Exercise aim:
Leave out any pictures and transcribe all other data below exactly.

Data lines:
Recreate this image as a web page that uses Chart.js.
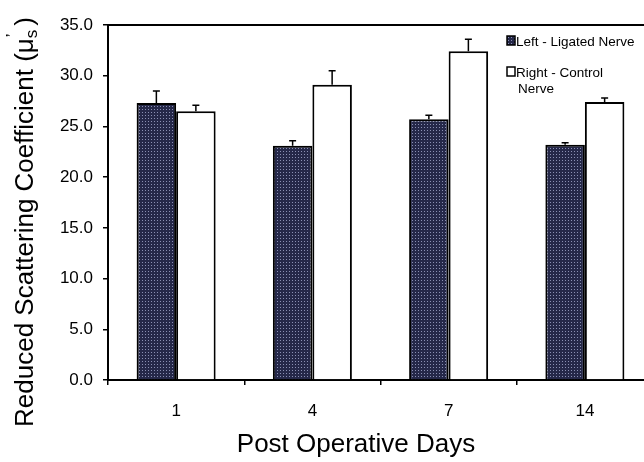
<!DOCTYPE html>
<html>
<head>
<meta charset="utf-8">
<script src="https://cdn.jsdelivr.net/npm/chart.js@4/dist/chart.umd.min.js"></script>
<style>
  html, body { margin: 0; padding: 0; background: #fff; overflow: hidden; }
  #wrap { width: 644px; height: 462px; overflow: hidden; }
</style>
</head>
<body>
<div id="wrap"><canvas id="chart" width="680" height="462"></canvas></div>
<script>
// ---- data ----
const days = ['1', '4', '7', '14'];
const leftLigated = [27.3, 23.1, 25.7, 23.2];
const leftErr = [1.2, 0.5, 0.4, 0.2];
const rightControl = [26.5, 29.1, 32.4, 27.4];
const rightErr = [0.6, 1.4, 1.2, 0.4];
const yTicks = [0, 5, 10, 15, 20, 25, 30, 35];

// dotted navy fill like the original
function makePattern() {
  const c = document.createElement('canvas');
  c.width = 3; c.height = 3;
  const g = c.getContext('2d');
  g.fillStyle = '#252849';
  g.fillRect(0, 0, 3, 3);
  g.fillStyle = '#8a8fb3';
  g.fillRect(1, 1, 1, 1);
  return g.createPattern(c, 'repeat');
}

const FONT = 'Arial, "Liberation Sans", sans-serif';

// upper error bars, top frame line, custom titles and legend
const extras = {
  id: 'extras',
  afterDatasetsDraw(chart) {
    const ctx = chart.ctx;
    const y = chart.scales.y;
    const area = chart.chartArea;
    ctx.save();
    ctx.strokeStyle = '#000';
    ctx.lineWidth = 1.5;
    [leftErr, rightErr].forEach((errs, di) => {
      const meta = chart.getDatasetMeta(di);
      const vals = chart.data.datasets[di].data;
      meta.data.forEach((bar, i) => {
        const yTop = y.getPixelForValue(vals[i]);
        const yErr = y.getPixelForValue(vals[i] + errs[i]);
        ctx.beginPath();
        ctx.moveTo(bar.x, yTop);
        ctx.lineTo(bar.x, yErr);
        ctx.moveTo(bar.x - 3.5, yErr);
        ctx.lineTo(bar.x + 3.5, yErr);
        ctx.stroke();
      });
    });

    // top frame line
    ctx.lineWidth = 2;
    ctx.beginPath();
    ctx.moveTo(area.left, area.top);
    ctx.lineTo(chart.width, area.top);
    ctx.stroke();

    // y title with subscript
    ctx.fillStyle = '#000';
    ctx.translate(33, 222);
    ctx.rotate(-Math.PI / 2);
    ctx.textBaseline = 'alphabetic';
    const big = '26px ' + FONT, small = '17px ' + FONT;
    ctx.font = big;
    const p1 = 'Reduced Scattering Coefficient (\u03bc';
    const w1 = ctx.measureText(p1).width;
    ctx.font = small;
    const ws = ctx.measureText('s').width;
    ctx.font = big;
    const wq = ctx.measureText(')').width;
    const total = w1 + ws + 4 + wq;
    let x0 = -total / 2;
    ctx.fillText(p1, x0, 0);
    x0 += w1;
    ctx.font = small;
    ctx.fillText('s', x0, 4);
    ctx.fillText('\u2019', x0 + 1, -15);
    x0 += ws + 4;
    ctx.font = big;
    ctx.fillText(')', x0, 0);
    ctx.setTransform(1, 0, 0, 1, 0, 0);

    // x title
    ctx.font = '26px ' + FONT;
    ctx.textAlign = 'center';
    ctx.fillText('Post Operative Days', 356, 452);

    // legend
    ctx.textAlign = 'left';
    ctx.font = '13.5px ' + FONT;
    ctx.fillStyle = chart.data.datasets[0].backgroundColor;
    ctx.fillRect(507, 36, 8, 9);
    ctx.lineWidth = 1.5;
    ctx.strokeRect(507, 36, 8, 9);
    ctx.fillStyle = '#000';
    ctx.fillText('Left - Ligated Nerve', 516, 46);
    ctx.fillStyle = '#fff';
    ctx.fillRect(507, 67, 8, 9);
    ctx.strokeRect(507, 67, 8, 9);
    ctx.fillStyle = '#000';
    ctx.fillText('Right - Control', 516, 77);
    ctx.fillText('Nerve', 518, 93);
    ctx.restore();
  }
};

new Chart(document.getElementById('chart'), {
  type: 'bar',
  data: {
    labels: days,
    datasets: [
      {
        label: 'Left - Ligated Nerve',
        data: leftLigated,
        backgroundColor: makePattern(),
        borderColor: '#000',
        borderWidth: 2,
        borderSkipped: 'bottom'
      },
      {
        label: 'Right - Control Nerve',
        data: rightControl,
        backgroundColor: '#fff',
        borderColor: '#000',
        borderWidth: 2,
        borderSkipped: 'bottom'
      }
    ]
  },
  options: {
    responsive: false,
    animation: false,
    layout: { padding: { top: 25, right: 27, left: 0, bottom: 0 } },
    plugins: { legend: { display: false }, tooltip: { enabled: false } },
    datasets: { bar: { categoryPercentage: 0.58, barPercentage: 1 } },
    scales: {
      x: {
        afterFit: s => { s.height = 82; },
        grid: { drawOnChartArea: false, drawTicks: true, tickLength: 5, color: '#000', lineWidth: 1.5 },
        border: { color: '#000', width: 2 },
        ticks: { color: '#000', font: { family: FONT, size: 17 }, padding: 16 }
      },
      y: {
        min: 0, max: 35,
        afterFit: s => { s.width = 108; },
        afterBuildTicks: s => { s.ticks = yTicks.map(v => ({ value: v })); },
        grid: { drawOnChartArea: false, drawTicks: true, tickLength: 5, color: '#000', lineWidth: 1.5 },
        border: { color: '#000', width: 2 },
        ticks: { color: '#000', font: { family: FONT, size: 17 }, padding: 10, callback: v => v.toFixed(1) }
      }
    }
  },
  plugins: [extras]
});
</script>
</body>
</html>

Result of this task:
Recreate this image as a web page that uses Chart.js.
<!DOCTYPE html>
<html>
<head>
<meta charset="utf-8">
<script src="https://cdn.jsdelivr.net/npm/chart.js@4/dist/chart.umd.min.js"></script>
<style>
  html, body { margin: 0; padding: 0; background: #fff; overflow: hidden; }
  #wrap { width: 644px; height: 462px; overflow: hidden; }
</style>
</head>
<body>
<div id="wrap"><canvas id="chart" width="680" height="462"></canvas></div>
<script>
// ---- data ----
const days = ['1', '4', '7', '14'];
const leftLigated = [27.3, 23.1, 25.7, 23.2];
const leftErr = [1.2, 0.5, 0.4, 0.2];
const rightControl = [26.5, 29.1, 32.4, 27.4];
const rightErr = [0.6, 1.4, 1.2, 0.4];
const yTicks = [0, 5, 10, 15, 20, 25, 30, 35];

// dotted navy fill like the original
function makePattern() {
  const c = document.createElement('canvas');
  c.width = 3; c.height = 3;
  const g = c.getContext('2d');
  g.fillStyle = '#252849';
  g.fillRect(0, 0, 3, 3);
  g.fillStyle = '#8a8fb3';
  g.fillRect(1, 1, 1, 1);
  return g.createPattern(c, 'repeat');
}

const FONT = 'Arial, "Liberation Sans", sans-serif';

// upper error bars, top frame line, custom titles and legend
const extras = {
  id: 'extras',
  afterDatasetsDraw(chart) {
    const ctx = chart.ctx;
    const y = chart.scales.y;
    const area = chart.chartArea;
    ctx.save();
    ctx.strokeStyle = '#000';
    ctx.lineWidth = 1.5;
    [leftErr, rightErr].forEach((errs, di) => {
      const meta = chart.getDatasetMeta(di);
      const vals = chart.data.datasets[di].data;
      meta.data.forEach((bar, i) => {
        const yTop = y.getPixelForValue(vals[i]);
        const yErr = y.getPixelForValue(vals[i] + errs[i]);
        ctx.beginPath();
        ctx.moveTo(bar.x, yTop);
        ctx.lineTo(bar.x, yErr);
        ctx.moveTo(bar.x - 3.5, yErr);
        ctx.lineTo(bar.x + 3.5, yErr);
        ctx.stroke();
      });
    });

    // top frame line
    ctx.lineWidth = 2;
    ctx.beginPath();
    ctx.moveTo(area.left, area.top);
    ctx.lineTo(chart.width, area.top);
    ctx.stroke();

    // y title with subscript
    ctx.fillStyle = '#000';
    ctx.translate(33, 222);
    ctx.rotate(-Math.PI / 2);
    ctx.textBaseline = 'alphabetic';
    const big = '26px ' + FONT, small = '17px ' + FONT;
    ctx.font = big;
    const p1 = 'Reduced Scattering Coefficient (\u03bc';
    const w1 = ctx.measureText(p1).width;
    ctx.font = small;
    const ws = ctx.measureText('s').width;
    ctx.font = big;
    const wq = ctx.measureText(')').width;
    const total = w1 + ws + 4 + wq;
    let x0 = -total / 2;
    ctx.fillText(p1, x0, 0);
    x0 += w1;
    ctx.font = small;
    ctx.fillText('s', x0, 4);
    ctx.fillText('\u2019', x0 + 1, -15);
    x0 += ws + 4;
    ctx.font = big;
    ctx.fillText(')', x0, 0);
    ctx.setTransform(1, 0, 0, 1, 0, 0);

    // x title
    ctx.font = '26px ' + FONT;
    ctx.textAlign = 'center';
    ctx.fillText('Post Operative Days', 356, 452);

    // legend
    ctx.textAlign = 'left';
    ctx.font = '13.5px ' + FONT;
    ctx.fillStyle = chart.data.datasets[0].backgroundColor;
    ctx.fillRect(507, 36, 8, 9);
    ctx.lineWidth = 1.5;
    ctx.strokeRect(507, 36, 8, 9);
    ctx.fillStyle = '#000';
    ctx.fillText('Left - Ligated Nerve', 516, 46);
    ctx.fillStyle = '#fff';
    ctx.fillRect(507, 67, 8, 9);
    ctx.strokeRect(507, 67, 8, 9);
    ctx.fillStyle = '#000';
    ctx.fillText('Right - Control', 516, 77);
    ctx.fillText('Nerve', 518, 93);
    ctx.restore();
  }
};

new Chart(document.getElementById('chart'), {
  type: 'bar',
  data: {
    labels: days,
    datasets: [
      {
        label: 'Left - Ligated Nerve',
        data: leftLigated,
        backgroundColor: makePattern(),
        borderColor: '#000',
        borderWidth: 2,
        borderSkipped: 'bottom'
      },
      {
        label: 'Right - Control Nerve',
        data: rightControl,
        backgroundColor: '#fff',
        borderColor: '#000',
        borderWidth: 2,
        borderSkipped: 'bottom'
      }
    ]
  },
  options: {
    responsive: false,
    animation: false,
    layout: { padding: { top: 25, right: 27, left: 0, bottom: 0 } },
    plugins: { legend: { display: false }, tooltip: { enabled: false } },
    datasets: { bar: { categoryPercentage: 0.58, barPercentage: 1 } },
    scales: {
      x: {
        afterFit: s => { s.height = 82; },
        grid: { drawOnChartArea: false, drawTicks: true, tickLength: 5, color: '#000', lineWidth: 1.5 },
        border: { color: '#000', width: 2 },
        ticks: { color: '#000', font: { family: FONT, size: 17 }, padding: 16 }
      },
      y: {
        min: 0, max: 35,
        afterFit: s => { s.width = 108; },
        afterBuildTicks: s => { s.ticks = yTicks.map(v => ({ value: v })); },
        grid: { drawOnChartArea: false, drawTicks: true, tickLength: 5, color: '#000', lineWidth: 1.5 },
        border: { color: '#000', width: 2 },
        ticks: { color: '#000', font: { family: FONT, size: 17 }, padding: 10, callback: v => v.toFixed(1) }
      }
    }
  },
  plugins: [extras]
});
</script>
</body>
</html>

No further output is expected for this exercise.